### Given information
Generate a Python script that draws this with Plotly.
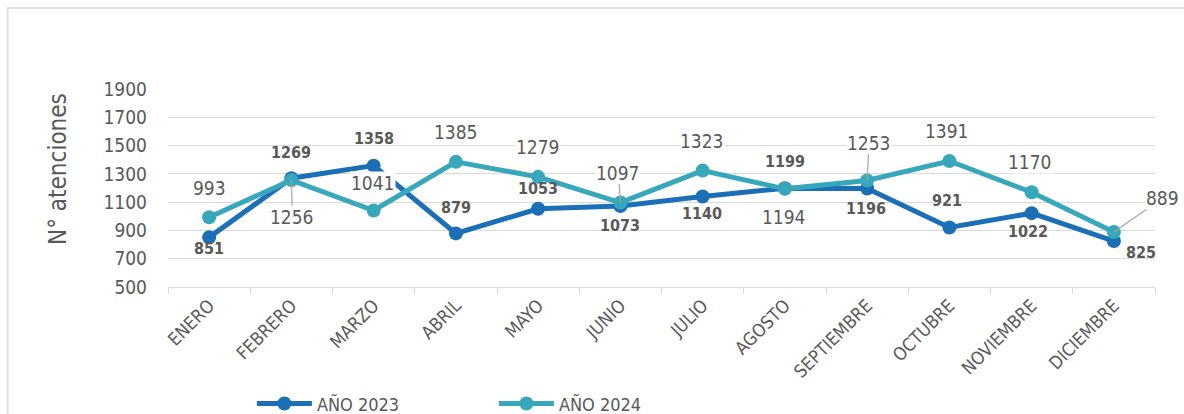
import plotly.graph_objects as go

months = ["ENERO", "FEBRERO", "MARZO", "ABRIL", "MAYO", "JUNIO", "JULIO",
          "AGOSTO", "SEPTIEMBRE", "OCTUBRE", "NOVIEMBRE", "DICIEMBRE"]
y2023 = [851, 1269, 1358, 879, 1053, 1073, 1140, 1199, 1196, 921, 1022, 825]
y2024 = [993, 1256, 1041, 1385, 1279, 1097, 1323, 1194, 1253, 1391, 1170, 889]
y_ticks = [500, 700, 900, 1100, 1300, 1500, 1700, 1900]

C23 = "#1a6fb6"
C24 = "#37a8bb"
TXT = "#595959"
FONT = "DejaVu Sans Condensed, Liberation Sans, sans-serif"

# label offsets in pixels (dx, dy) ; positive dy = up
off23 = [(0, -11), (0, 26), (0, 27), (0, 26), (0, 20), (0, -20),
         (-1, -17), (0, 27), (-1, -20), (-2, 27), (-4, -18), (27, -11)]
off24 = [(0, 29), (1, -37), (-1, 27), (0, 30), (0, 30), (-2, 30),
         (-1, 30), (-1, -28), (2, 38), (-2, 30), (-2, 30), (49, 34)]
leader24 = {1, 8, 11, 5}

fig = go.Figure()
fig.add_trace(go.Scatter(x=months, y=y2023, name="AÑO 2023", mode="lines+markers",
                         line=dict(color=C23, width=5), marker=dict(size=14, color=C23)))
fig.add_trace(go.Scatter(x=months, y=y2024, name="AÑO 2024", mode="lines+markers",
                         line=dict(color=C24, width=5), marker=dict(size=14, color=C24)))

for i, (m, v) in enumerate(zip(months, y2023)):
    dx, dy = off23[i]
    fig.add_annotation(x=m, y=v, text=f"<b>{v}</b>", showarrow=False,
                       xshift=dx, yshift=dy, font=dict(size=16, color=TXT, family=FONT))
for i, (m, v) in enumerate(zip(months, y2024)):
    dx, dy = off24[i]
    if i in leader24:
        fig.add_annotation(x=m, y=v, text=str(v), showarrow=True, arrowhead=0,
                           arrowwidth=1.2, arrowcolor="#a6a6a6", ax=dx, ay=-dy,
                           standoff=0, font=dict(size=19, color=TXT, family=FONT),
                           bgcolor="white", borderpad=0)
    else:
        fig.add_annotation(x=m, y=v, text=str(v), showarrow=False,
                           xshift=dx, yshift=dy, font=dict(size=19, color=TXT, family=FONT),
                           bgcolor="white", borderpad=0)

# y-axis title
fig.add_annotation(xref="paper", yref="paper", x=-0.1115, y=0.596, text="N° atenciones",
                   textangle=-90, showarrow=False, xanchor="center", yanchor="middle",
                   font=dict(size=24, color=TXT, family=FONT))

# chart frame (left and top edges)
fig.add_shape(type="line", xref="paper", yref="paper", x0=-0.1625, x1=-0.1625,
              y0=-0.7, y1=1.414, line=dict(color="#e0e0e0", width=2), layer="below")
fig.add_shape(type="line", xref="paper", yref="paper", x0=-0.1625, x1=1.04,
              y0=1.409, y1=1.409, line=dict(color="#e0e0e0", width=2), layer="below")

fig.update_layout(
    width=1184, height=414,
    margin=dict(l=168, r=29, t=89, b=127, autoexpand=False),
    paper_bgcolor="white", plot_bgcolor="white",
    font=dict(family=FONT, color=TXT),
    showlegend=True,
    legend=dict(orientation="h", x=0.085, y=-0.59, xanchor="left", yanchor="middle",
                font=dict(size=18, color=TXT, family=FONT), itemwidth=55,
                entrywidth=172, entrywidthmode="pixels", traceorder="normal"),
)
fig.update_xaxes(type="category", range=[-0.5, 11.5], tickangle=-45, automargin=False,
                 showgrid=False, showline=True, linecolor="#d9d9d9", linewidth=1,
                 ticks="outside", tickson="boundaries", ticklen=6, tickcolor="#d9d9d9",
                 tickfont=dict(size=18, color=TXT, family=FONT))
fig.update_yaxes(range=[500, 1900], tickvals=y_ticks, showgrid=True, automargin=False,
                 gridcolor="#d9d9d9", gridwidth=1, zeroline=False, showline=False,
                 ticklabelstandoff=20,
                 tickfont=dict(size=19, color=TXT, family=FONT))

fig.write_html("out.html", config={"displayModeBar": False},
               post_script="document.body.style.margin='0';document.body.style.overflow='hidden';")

### Exercise requirements
Quote all the lines above exactly as given. Do not include the pictures.

### Solved problem
Generate a Python script that draws this with Plotly.
import plotly.graph_objects as go

months = ["ENERO", "FEBRERO", "MARZO", "ABRIL", "MAYO", "JUNIO", "JULIO",
          "AGOSTO", "SEPTIEMBRE", "OCTUBRE", "NOVIEMBRE", "DICIEMBRE"]
y2023 = [851, 1269, 1358, 879, 1053, 1073, 1140, 1199, 1196, 921, 1022, 825]
y2024 = [993, 1256, 1041, 1385, 1279, 1097, 1323, 1194, 1253, 1391, 1170, 889]
y_ticks = [500, 700, 900, 1100, 1300, 1500, 1700, 1900]

C23 = "#1a6fb6"
C24 = "#37a8bb"
TXT = "#595959"
FONT = "DejaVu Sans Condensed, Liberation Sans, sans-serif"

# label offsets in pixels (dx, dy) ; positive dy = up
off23 = [(0, -11), (0, 26), (0, 27), (0, 26), (0, 20), (0, -20),
         (-1, -17), (0, 27), (-1, -20), (-2, 27), (-4, -18), (27, -11)]
off24 = [(0, 29), (1, -37), (-1, 27), (0, 30), (0, 30), (-2, 30),
         (-1, 30), (-1, -28), (2, 38), (-2, 30), (-2, 30), (49, 34)]
leader24 = {1, 8, 11, 5}

fig = go.Figure()
fig.add_trace(go.Scatter(x=months, y=y2023, name="AÑO 2023", mode="lines+markers",
                         line=dict(color=C23, width=5), marker=dict(size=14, color=C23)))
fig.add_trace(go.Scatter(x=months, y=y2024, name="AÑO 2024", mode="lines+markers",
                         line=dict(color=C24, width=5), marker=dict(size=14, color=C24)))

for i, (m, v) in enumerate(zip(months, y2023)):
    dx, dy = off23[i]
    fig.add_annotation(x=m, y=v, text=f"<b>{v}</b>", showarrow=False,
                       xshift=dx, yshift=dy, font=dict(size=16, color=TXT, family=FONT))
for i, (m, v) in enumerate(zip(months, y2024)):
    dx, dy = off24[i]
    if i in leader24:
        fig.add_annotation(x=m, y=v, text=str(v), showarrow=True, arrowhead=0,
                           arrowwidth=1.2, arrowcolor="#a6a6a6", ax=dx, ay=-dy,
                           standoff=0, font=dict(size=19, color=TXT, family=FONT),
                           bgcolor="white", borderpad=0)
    else:
        fig.add_annotation(x=m, y=v, text=str(v), showarrow=False,
                           xshift=dx, yshift=dy, font=dict(size=19, color=TXT, family=FONT),
                           bgcolor="white", borderpad=0)

# y-axis title
fig.add_annotation(xref="paper", yref="paper", x=-0.1115, y=0.596, text="N° atenciones",
                   textangle=-90, showarrow=False, xanchor="center", yanchor="middle",
                   font=dict(size=24, color=TXT, family=FONT))

# chart frame (left and top edges)
fig.add_shape(type="line", xref="paper", yref="paper", x0=-0.1625, x1=-0.1625,
              y0=-0.7, y1=1.414, line=dict(color="#e0e0e0", width=2), layer="below")
fig.add_shape(type="line", xref="paper", yref="paper", x0=-0.1625, x1=1.04,
              y0=1.409, y1=1.409, line=dict(color="#e0e0e0", width=2), layer="below")

fig.update_layout(
    width=1184, height=414,
    margin=dict(l=168, r=29, t=89, b=127, autoexpand=False),
    paper_bgcolor="white", plot_bgcolor="white",
    font=dict(family=FONT, color=TXT),
    showlegend=True,
    legend=dict(orientation="h", x=0.085, y=-0.59, xanchor="left", yanchor="middle",
                font=dict(size=18, color=TXT, family=FONT), itemwidth=55,
                entrywidth=172, entrywidthmode="pixels", traceorder="normal"),
)
fig.update_xaxes(type="category", range=[-0.5, 11.5], tickangle=-45, automargin=False,
                 showgrid=False, showline=True, linecolor="#d9d9d9", linewidth=1,
                 ticks="outside", tickson="boundaries", ticklen=6, tickcolor="#d9d9d9",
                 tickfont=dict(size=18, color=TXT, family=FONT))
fig.update_yaxes(range=[500, 1900], tickvals=y_ticks, showgrid=True, automargin=False,
                 gridcolor="#d9d9d9", gridwidth=1, zeroline=False, showline=False,
                 ticklabelstandoff=20,
                 tickfont=dict(size=19, color=TXT, family=FONT))

fig.write_html("out.html", config={"displayModeBar": False},
               post_script="document.body.style.margin='0';document.body.style.overflow='hidden';")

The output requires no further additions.